Management Summary Research Study „Guilt and Fairness“
This study makes a substantial theoretical and empirical contribution to the economics of trust by addressing a longstanding question at the intersection of behavioral and experimental economics: whether trustworthiness is driven primarily by guilt aversion or by inequity aversion. Published in Games and Economic Behavior, the paper develops a theory-driven identification strategy that derives opposite comparative-static predictions from the two models and tests them in a purpose-built laboratory experiment. A central methodological innovation is the reformulation of guilt-aversion predictions so that they no longer rely directly on second-order beliefs, thereby overcoming a major identification problem in the literature and allowing for a cleaner comparison between belief-dependent and outcome-based motives.

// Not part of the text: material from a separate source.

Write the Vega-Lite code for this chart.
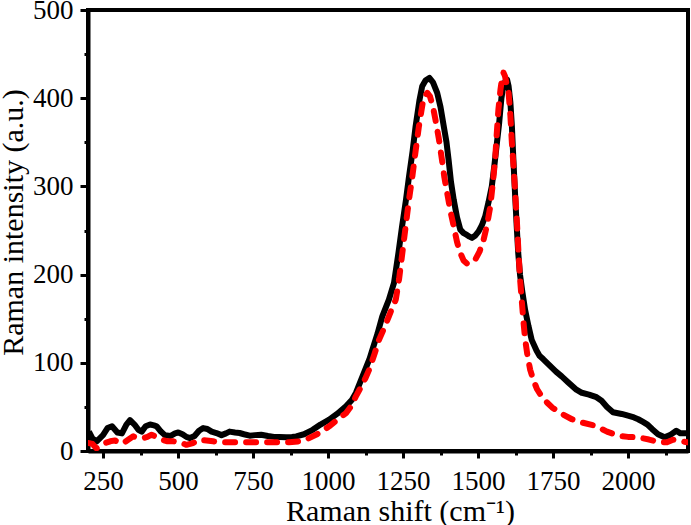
{
  "$schema": "https://vega.github.io/schema/vega-lite/v6.json",
  "width": 600,
  "height": 441,
  "autosize": "none",
  "padding": {"left": 88, "top": 10, "right": 3, "bottom": 74},
  "background": "white",
  "config": {
    "view": {"stroke": "black", "strokeWidth": 4},
    "font": "Liberation Serif",
    "axis": {
      "grid": false,
      "domainColor": "black",
      "domainWidth": 4,
      "tickColor": "black",
      "tickWidth": 3,
      "labelFont": "Liberation Serif",
      "labelFontSize": 27,
      "labelColor": "black",
      "titleFont": "Liberation Serif",
      "titleFontSize": 30,
      "titleFontWeight": "normal",
      "titleColor": "black"
    }
  },
  "datasets": {
    "black": [
      {"x":203,"y":22},{"x":215,"y":14},{"x":229,"y":11},{"x":250,"y":18},{"x":265,"y":26},{"x":280,"y":28},{"x":298,"y":21},{"x":313,"y":20},{"x":328,"y":30},{"x":340,"y":35},{"x":355,"y":30},{"x":368,"y":24},{"x":379,"y":22},{"x":392,"y":28},{"x":407,"y":30},{"x":420,"y":29},{"x":429,"y":28},{"x":443,"y":22},{"x":456,"y":18},{"x":475,"y":17},{"x":490,"y":20},{"x":501,"y":21},{"x":515,"y":19},{"x":528,"y":16},{"x":540,"y":14.7},{"x":555,"y":17},{"x":570,"y":23},{"x":584,"y":26},{"x":598,"y":25},{"x":612,"y":22},{"x":628,"y":20.4},{"x":645,"y":18},{"x":660,"y":20},{"x":672,"y":22},{"x":690,"y":21},{"x":705,"y":20.4},{"x":720,"y":19},{"x":739,"y":17.4},{"x":757,"y":18},{"x":777,"y":18.5},{"x":800,"y":17},{"x":820,"y":16},{"x":838,"y":15.9},{"x":860,"y":15.5},{"x":880,"y":16},{"x":894,"y":16.6},{"x":920,"y":19},{"x":949,"y":24},{"x":975,"y":30},{"x":1004,"y":35.5},{"x":1030,"y":42},{"x":1060,"y":50.6},{"x":1080,"y":58},{"x":1093,"y":65.8},{"x":1115,"y":84.6},{"x":1139,"y":105},{"x":1148,"y":115},{"x":1165,"y":133},{"x":1181,"y":152.7},{"x":1203,"y":171.6},{"x":1220,"y":190.6},{"x":1235,"y":225},{"x":1247,"y":255},{"x":1260,"y":285},{"x":1270,"y":311},{"x":1282,"y":340},{"x":1292,"y":368},{"x":1305,"y":398},{"x":1314,"y":413.6},{"x":1325,"y":420},{"x":1338,"y":423},{"x":1350,"y":418},{"x":1364,"y":406},{"x":1375,"y":390},{"x":1386,"y":368},{"x":1395,"y":350},{"x":1402,"y":330},{"x":1410,"y":305},{"x":1419,"y":285},{"x":1430,"y":265},{"x":1441,"y":251},{"x":1452,"y":247},{"x":1463,"y":245},{"x":1472,"y":243},{"x":1480,"y":241.6},{"x":1490,"y":244},{"x":1502,"y":249},{"x":1513,"y":256},{"x":1524,"y":266},{"x":1535,"y":282},{"x":1546,"y":300},{"x":1555,"y":325},{"x":1563,"y":349},{"x":1570,"y":370},{"x":1578,"y":400},{"x":1585,"y":415},{"x":1591,"y":419},{"x":1597,"y":421},{"x":1602,"y":413.6},{"x":1608,"y":395},{"x":1613,"y":368},{"x":1618,"y":330},{"x":1623,"y":295},{"x":1629,"y":255},{"x":1634,"y":225},{"x":1640,"y":200},{"x":1648,"y":180},{"x":1657,"y":160},{"x":1668,"y":142},{"x":1679,"y":126},{"x":1695,"y":114},{"x":1705,"y":108},{"x":1718,"y":104},{"x":1736,"y":98},{"x":1760,"y":90},{"x":1779,"y":84.6},{"x":1800,"y":78},{"x":1828,"y":69.5},{"x":1846,"y":66},{"x":1870,"y":64},{"x":1895,"y":61},{"x":1912,"y":57},{"x":1930,"y":50},{"x":1950,"y":44},{"x":1979,"y":42},{"x":2000,"y":40},{"x":2020,"y":38},{"x":2034,"y":36},{"x":2050,"y":33},{"x":2065,"y":30},{"x":2080,"y":25},{"x":2100,"y":19},{"x":2122,"y":15.5},{"x":2140,"y":18},{"x":2161,"y":23},{"x":2175,"y":20},{"x":2197,"y":20}
    ],
    "red": [
      {"x":203,"y":9},{"x":215,"y":8},{"x":228,"y":3},{"x":241,"y":5},{"x":257,"y":9},{"x":274,"y":11},{"x":290,"y":12},{"x":305,"y":9},{"x":318,"y":9},{"x":335,"y":13},{"x":351,"y":16.6},{"x":368,"y":15},{"x":385,"y":14.7},{"x":398,"y":16},{"x":412,"y":18.5},{"x":428,"y":16},{"x":446,"y":12.8},{"x":465,"y":11},{"x":484,"y":11},{"x":505,"y":10},{"x":528,"y":7},{"x":550,"y":9},{"x":573,"y":12.8},{"x":595,"y":12},{"x":617,"y":11},{"x":640,"y":10},{"x":672,"y":9.8},{"x":700,"y":10},{"x":725,"y":10},{"x":750,"y":9.8},{"x":780,"y":10},{"x":810,"y":10},{"x":838,"y":9.8},{"x":870,"y":10},{"x":905,"y":11},{"x":928,"y":13},{"x":949,"y":16.6},{"x":975,"y":21},{"x":1004,"y":28},{"x":1030,"y":35},{"x":1060,"y":43},{"x":1080,"y":52},{"x":1093,"y":62},{"x":1109,"y":72},{"x":1124,"y":82},{"x":1137,"y":92},{"x":1155,"y":110},{"x":1170,"y":126},{"x":1188,"y":140},{"x":1203,"y":152.7},{"x":1215,"y":163},{"x":1226,"y":171.6},{"x":1237,"y":195},{"x":1248,"y":225},{"x":1259,"y":255},{"x":1270,"y":285},{"x":1281,"y":311},{"x":1292,"y":340},{"x":1303,"y":368},{"x":1315,"y":393},{"x":1324,"y":403},{"x":1331,"y":406},{"x":1340,"y":402},{"x":1350,"y":390},{"x":1358,"y":376},{"x":1369,"y":355},{"x":1380,"y":330},{"x":1388,"y":310},{"x":1397,"y":293},{"x":1408,"y":272},{"x":1419,"y":255},{"x":1430,"y":237},{"x":1441,"y":224.6},{"x":1452,"y":216},{"x":1463,"y":212.5},{"x":1477,"y":213},{"x":1491,"y":217},{"x":1505,"y":226},{"x":1519,"y":240},{"x":1530,"y":256},{"x":1541,"y":277.5},{"x":1549,"y":302},{"x":1557,"y":330},{"x":1562,"y":357},{"x":1568,"y":387},{"x":1575,"y":410},{"x":1580,"y":422},{"x":1585,"y":429},{"x":1590,"y":425},{"x":1596,"y":415},{"x":1602,"y":406},{"x":1608,"y":380},{"x":1613,"y":349},{"x":1619,"y":320},{"x":1624,"y":293},{"x":1630,"y":258},{"x":1635,"y":225},{"x":1640,"y":196},{"x":1646,"y":170},{"x":1652,"y":145},{"x":1657,"y":127},{"x":1665,"y":108},{"x":1674,"y":92},{"x":1685,"y":80},{"x":1697,"y":70},{"x":1712,"y":62},{"x":1730,"y":55},{"x":1747,"y":49.4},{"x":1780,"y":42},{"x":1813,"y":36},{"x":1850,"y":32},{"x":1890,"y":28.6},{"x":1930,"y":22},{"x":1968,"y":17.3},{"x":2000,"y":16},{"x":2034,"y":15.5},{"x":2070,"y":13},{"x":2106,"y":9.8},{"x":2130,"y":10},{"x":2150,"y":12.8},{"x":2175,"y":11},{"x":2197,"y":10}
    ]
  },
  "resolve": {"axis": {"x": "independent", "y": "independent"}},
  "layer": [
    {
      "data": {"name": "black"},
      "mark": {"type": "line", "color": "black", "strokeWidth": 6, "strokeJoin": "round", "clip": true},
      "encoding": {
        "x": {"field": "x", "type": "quantitative", "scale": {"domain": [200, 2200], "nice": false, "zero": false},
          "axis": {"orient": "bottom", "values": [250, 500, 750, 1000, 1250, 1500, 1750, 2000], "format": "d", "tickSize": 7, "labelPadding": 10, "title": "Raman shift (cm⁻¹)", "titlePadding": 2, "titleX": 312, "labelFlush": false}},
        "y": {"field": "y", "type": "quantitative", "scale": {"domain": [0, 500], "nice": false},
          "axis": {"orient": "left", "values": [0, 100, 200, 300, 400, 500], "format": "d", "tickSize": 8, "labelPadding": 7, "title": "Raman intensity (a.u.)", "titlePadding": 4, "titleY": 212, "labelFlush": false}}
      }
    },
    {
      "data": {"name": "red"},
      "mark": {"type": "line", "color": "#ff0000", "strokeWidth": 6, "strokeDash": [10, 11], "strokeCap": "round", "strokeJoin": "round", "clip": true},
      "encoding": {
        "x": {"field": "x", "type": "quantitative", "scale": {"domain": [200, 2200], "nice": false, "zero": false},
          "axis": {"orient": "bottom", "values": [375, 625, 875, 1125, 1375, 1625, 1875, 2125], "tickSize": 4, "labels": false, "domain": false, "title": null}},
        "y": {"field": "y", "type": "quantitative", "scale": {"domain": [0, 500], "nice": false},
          "axis": {"orient": "left", "values": [50, 150, 250, 350, 450], "tickSize": 4, "labels": false, "domain": false, "title": null}}
      }
    }
  ]
}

Using a modified Trust Minigame with 128 participants, the study shows that increasing the trustor’s stakes sharply reduces trust, trustworthiness, and associated beliefs: trustee cooperation falls from 44.1% to 20.3%, while trustor cooperation declines from 34.4% to 14.1%. The evidence strongly supports inequity aversion as the dominant mechanism in this setting. The broader implication is that ex-ante inequality can systematically erode cooperation, with direct relevance for principal-agent relations, organizational design, and institutions that rely on trust under asymmetric stakes.
Target groups of stakeholders: Academic economists; research institutions; policymakers working on inequality and social trust; organizations designing incentives in high-stakes principal-agent environments; public-facing stakeholders interested in how inequality affects cooperation and institutional performance.